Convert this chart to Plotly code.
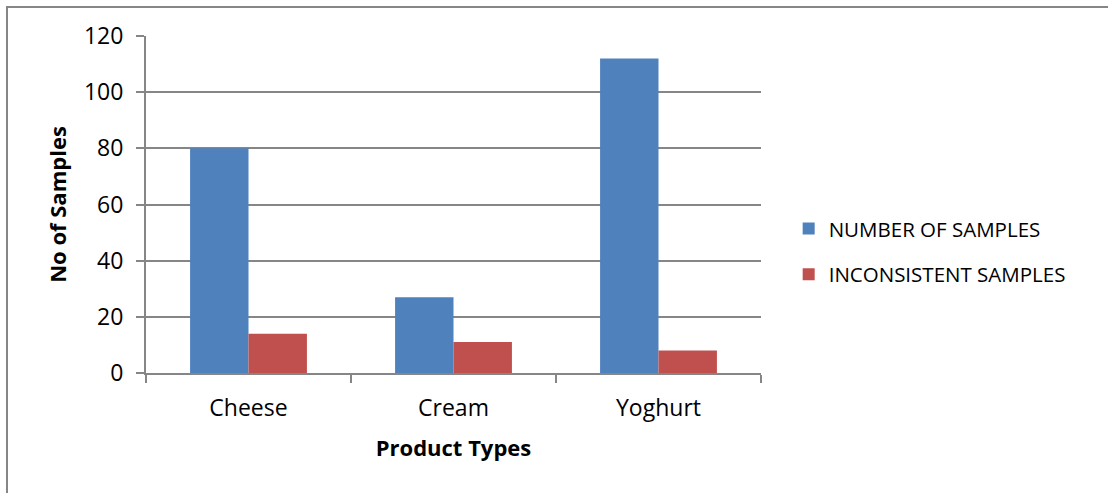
#####
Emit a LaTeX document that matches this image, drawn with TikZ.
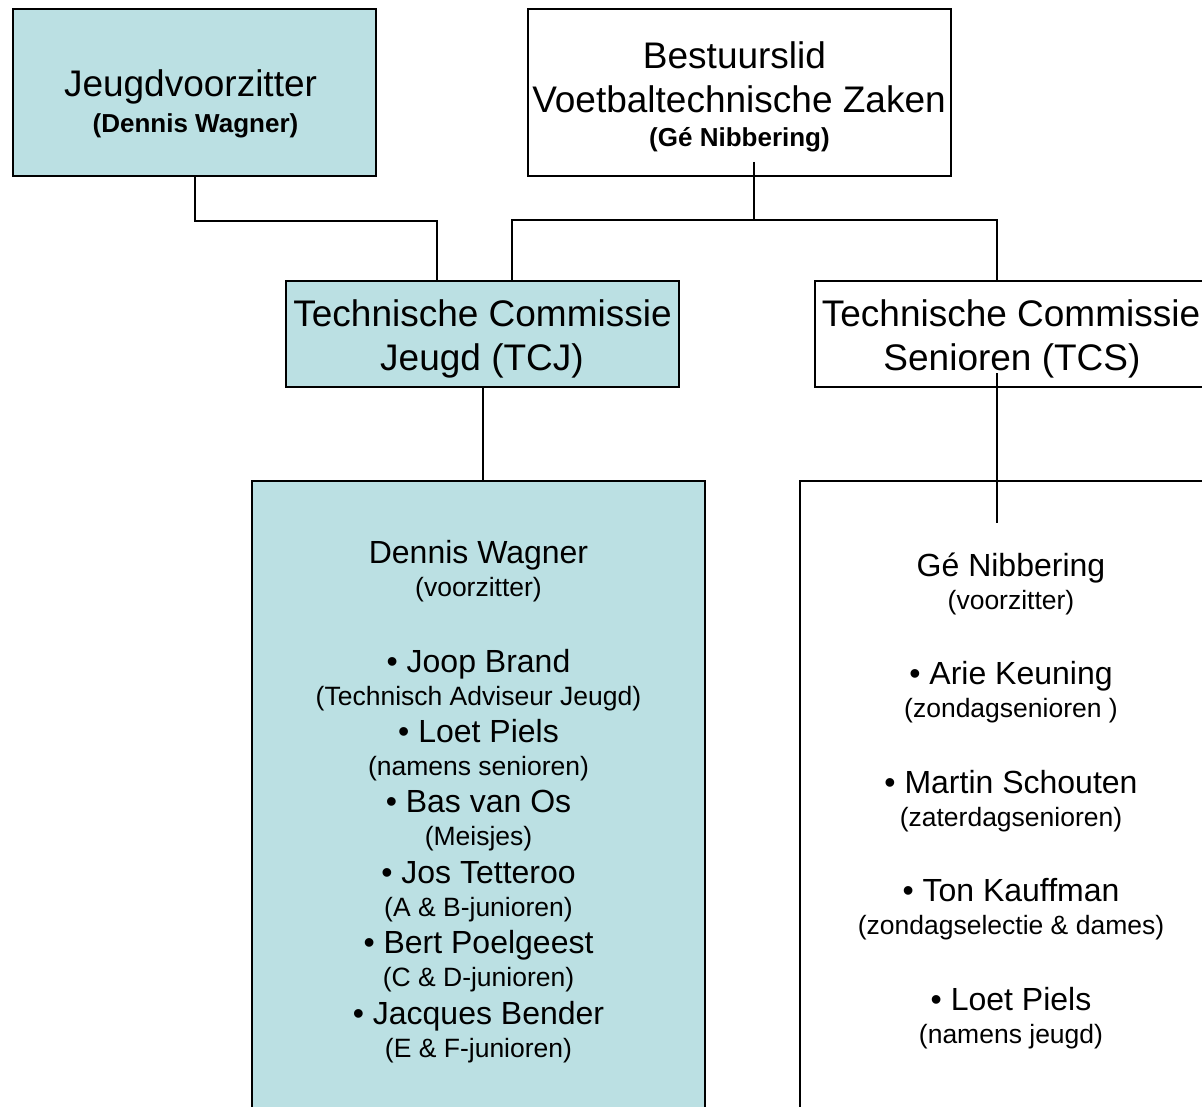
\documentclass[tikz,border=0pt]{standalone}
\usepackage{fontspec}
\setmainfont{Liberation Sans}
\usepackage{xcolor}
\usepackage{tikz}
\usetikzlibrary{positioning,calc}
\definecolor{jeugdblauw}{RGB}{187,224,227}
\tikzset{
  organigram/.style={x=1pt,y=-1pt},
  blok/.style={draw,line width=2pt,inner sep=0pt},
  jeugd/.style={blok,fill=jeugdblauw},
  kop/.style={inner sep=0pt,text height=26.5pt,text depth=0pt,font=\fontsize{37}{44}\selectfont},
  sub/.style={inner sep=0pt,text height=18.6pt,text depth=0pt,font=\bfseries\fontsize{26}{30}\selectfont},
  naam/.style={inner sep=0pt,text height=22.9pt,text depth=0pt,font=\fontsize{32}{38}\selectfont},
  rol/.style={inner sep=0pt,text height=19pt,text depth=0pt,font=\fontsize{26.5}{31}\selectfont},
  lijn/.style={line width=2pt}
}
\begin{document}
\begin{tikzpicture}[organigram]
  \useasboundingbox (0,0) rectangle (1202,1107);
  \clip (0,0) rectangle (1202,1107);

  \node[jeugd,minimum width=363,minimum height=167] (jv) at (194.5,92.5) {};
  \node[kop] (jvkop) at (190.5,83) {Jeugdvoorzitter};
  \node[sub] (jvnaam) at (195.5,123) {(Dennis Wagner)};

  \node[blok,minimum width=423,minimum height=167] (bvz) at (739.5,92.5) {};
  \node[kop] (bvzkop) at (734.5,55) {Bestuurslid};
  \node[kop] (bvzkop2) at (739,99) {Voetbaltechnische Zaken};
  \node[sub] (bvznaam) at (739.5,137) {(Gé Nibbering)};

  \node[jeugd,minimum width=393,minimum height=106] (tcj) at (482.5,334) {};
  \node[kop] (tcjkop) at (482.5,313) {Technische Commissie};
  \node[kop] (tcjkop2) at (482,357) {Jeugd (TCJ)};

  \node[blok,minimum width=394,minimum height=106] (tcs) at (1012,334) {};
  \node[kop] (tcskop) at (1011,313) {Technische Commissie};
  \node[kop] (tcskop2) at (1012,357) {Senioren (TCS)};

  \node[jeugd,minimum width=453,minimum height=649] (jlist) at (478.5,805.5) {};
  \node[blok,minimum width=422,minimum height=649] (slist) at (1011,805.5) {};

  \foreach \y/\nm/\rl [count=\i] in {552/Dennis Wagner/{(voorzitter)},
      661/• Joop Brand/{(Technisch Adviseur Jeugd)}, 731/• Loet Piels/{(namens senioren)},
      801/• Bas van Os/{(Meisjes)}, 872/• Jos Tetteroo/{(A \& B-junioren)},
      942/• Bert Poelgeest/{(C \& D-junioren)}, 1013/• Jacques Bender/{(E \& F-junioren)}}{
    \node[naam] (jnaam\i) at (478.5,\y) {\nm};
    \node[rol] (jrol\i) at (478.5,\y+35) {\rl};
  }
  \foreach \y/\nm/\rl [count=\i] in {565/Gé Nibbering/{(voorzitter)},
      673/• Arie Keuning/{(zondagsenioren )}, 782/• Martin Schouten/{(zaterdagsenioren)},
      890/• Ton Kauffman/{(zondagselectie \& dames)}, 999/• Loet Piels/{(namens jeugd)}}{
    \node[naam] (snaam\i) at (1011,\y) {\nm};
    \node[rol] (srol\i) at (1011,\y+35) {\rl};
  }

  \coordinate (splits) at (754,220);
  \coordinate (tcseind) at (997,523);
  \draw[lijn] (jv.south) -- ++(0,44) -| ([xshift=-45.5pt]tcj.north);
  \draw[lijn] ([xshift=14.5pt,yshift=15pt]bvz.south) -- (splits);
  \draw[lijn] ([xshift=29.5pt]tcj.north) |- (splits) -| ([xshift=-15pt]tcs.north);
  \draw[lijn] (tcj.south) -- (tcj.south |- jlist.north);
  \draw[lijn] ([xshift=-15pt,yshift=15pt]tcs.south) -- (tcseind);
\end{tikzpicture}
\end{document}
#####
**Requirements**
Take every line from the data that contains the word "this".

**The result**
Convert this chart to Plotly code.
Emit a LaTeX document that matches this image, drawn with TikZ.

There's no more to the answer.